* **DATA LINES**
---
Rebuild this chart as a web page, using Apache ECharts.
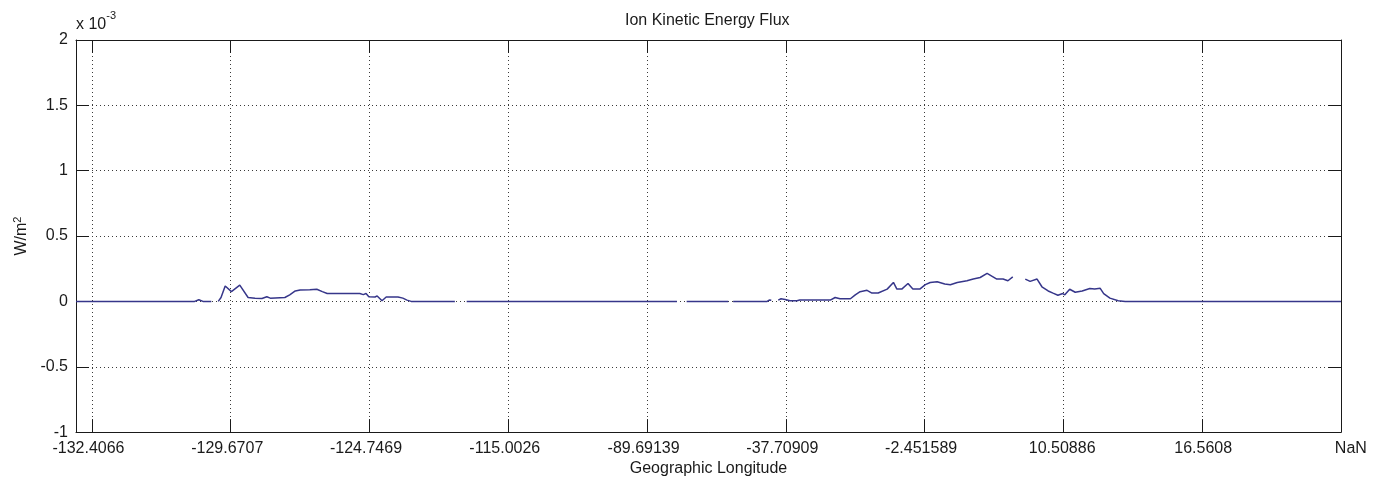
---
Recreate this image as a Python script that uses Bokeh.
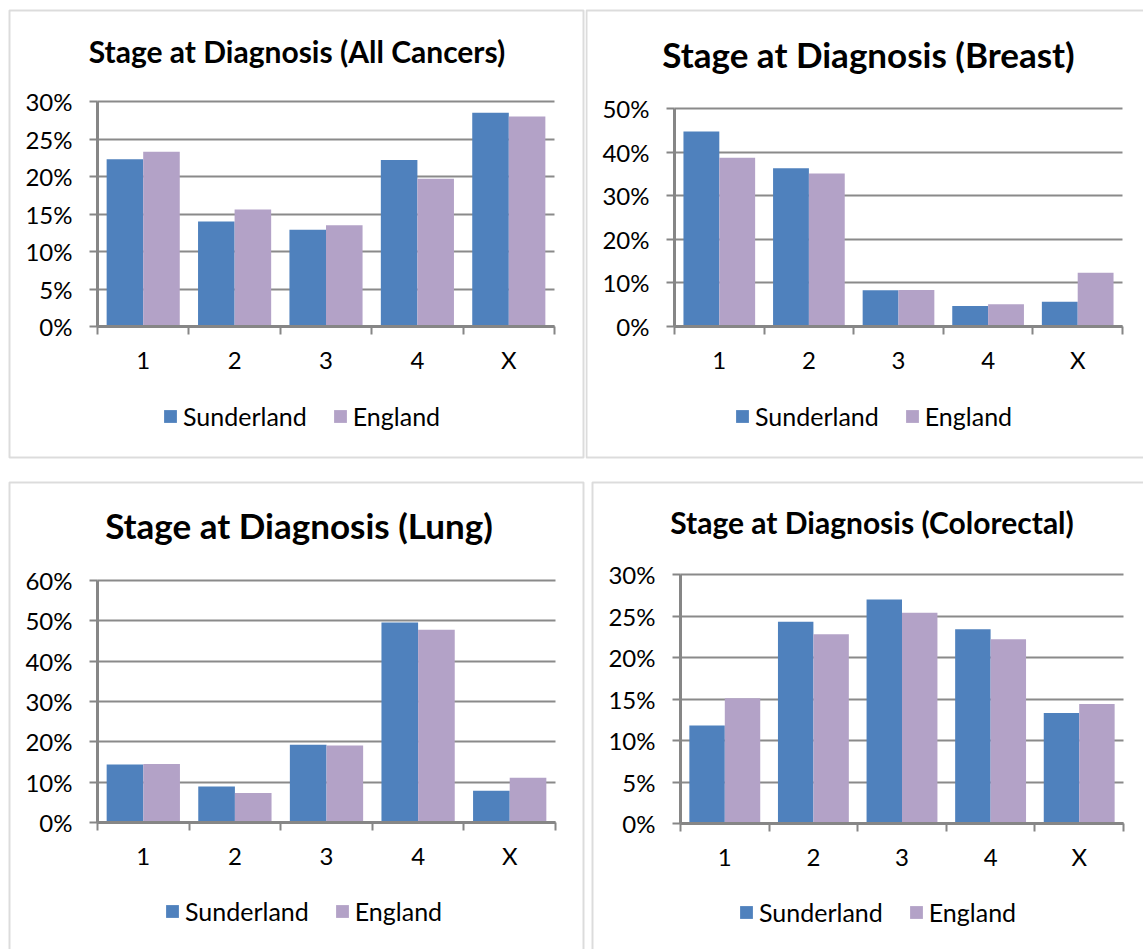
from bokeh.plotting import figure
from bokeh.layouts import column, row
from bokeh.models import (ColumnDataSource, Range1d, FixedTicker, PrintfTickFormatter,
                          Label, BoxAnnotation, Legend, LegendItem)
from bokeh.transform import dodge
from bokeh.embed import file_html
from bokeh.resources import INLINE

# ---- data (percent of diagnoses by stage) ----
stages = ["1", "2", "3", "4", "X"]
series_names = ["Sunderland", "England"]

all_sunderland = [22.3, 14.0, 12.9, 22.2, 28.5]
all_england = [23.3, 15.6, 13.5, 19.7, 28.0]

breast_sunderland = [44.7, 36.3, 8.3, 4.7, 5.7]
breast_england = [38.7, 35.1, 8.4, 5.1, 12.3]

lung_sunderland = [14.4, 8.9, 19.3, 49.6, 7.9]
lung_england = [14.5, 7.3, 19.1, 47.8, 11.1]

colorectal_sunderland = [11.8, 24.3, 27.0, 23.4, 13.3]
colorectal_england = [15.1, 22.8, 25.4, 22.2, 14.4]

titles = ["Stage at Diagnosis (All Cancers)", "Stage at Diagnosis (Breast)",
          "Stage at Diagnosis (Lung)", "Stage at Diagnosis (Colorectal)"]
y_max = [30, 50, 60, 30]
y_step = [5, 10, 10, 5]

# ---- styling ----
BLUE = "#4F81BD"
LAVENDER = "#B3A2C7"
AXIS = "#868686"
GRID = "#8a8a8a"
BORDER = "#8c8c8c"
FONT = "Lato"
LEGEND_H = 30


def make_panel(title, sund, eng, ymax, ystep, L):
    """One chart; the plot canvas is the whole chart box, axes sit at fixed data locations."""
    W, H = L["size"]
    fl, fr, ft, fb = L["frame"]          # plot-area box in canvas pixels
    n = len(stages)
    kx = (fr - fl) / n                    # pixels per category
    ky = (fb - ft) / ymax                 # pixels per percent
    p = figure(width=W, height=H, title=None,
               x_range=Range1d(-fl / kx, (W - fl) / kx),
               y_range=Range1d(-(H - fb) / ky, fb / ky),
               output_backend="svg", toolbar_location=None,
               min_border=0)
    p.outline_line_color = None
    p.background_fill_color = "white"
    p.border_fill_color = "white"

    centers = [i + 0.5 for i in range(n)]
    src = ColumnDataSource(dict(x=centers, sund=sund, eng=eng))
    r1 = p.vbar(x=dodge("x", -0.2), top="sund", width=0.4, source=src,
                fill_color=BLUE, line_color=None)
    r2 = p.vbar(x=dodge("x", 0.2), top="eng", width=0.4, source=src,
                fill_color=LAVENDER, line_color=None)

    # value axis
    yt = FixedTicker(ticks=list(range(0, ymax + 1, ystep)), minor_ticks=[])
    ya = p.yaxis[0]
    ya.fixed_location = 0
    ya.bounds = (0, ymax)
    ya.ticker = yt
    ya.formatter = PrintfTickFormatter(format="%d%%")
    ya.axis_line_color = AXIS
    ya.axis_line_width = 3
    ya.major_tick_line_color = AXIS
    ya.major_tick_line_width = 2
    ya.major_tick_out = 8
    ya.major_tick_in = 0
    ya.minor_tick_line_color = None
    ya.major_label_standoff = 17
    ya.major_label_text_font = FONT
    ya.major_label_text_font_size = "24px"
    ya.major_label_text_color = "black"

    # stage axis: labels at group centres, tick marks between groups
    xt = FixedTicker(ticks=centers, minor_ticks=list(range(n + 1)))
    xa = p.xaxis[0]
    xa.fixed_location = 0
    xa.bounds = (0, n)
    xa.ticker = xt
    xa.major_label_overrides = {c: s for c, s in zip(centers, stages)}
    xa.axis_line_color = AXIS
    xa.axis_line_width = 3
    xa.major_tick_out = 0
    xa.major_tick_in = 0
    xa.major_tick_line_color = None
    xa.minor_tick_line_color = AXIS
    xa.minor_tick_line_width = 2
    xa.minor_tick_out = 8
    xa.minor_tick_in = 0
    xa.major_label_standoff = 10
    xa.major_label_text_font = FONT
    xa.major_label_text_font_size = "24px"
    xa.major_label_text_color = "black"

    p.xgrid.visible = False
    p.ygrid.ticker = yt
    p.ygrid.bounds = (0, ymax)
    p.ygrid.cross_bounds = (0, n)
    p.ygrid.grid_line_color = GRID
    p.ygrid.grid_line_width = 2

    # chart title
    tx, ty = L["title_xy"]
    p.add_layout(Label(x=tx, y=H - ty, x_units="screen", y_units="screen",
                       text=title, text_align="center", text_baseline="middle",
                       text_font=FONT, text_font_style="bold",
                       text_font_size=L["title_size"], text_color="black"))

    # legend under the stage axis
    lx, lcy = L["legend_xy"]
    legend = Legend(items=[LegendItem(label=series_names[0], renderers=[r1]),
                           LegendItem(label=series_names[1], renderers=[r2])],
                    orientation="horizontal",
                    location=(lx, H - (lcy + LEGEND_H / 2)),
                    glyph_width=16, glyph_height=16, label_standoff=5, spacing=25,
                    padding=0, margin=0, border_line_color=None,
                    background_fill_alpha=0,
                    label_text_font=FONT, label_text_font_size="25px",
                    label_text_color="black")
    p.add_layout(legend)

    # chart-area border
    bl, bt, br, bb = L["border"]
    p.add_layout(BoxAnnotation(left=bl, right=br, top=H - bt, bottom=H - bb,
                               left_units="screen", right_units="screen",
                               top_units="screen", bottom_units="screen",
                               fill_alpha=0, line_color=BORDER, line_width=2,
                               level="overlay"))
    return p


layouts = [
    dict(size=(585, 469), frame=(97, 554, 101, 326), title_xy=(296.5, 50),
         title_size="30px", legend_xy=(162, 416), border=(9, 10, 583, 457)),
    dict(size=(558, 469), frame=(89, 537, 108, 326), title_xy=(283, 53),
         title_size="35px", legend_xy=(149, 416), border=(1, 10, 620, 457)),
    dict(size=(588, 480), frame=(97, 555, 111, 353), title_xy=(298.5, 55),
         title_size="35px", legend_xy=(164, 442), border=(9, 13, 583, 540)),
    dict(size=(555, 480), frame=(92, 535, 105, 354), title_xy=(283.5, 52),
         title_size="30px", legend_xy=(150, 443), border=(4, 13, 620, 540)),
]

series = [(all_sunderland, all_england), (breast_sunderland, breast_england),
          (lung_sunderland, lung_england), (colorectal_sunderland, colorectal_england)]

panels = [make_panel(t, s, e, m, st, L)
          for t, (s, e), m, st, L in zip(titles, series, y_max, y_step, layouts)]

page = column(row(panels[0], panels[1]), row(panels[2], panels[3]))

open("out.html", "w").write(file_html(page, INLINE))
---
* **INSTRUCTIONS TO FOLLOW**
Return each line where "page" shows up.

* **FINAL RESULT**
Rebuild this chart as a web page, using Apache ECharts.
page = column(row(panels[0], panels[1]), row(panels[2], panels[3]))
open("out.html", "w").write(file_html(page, INLINE))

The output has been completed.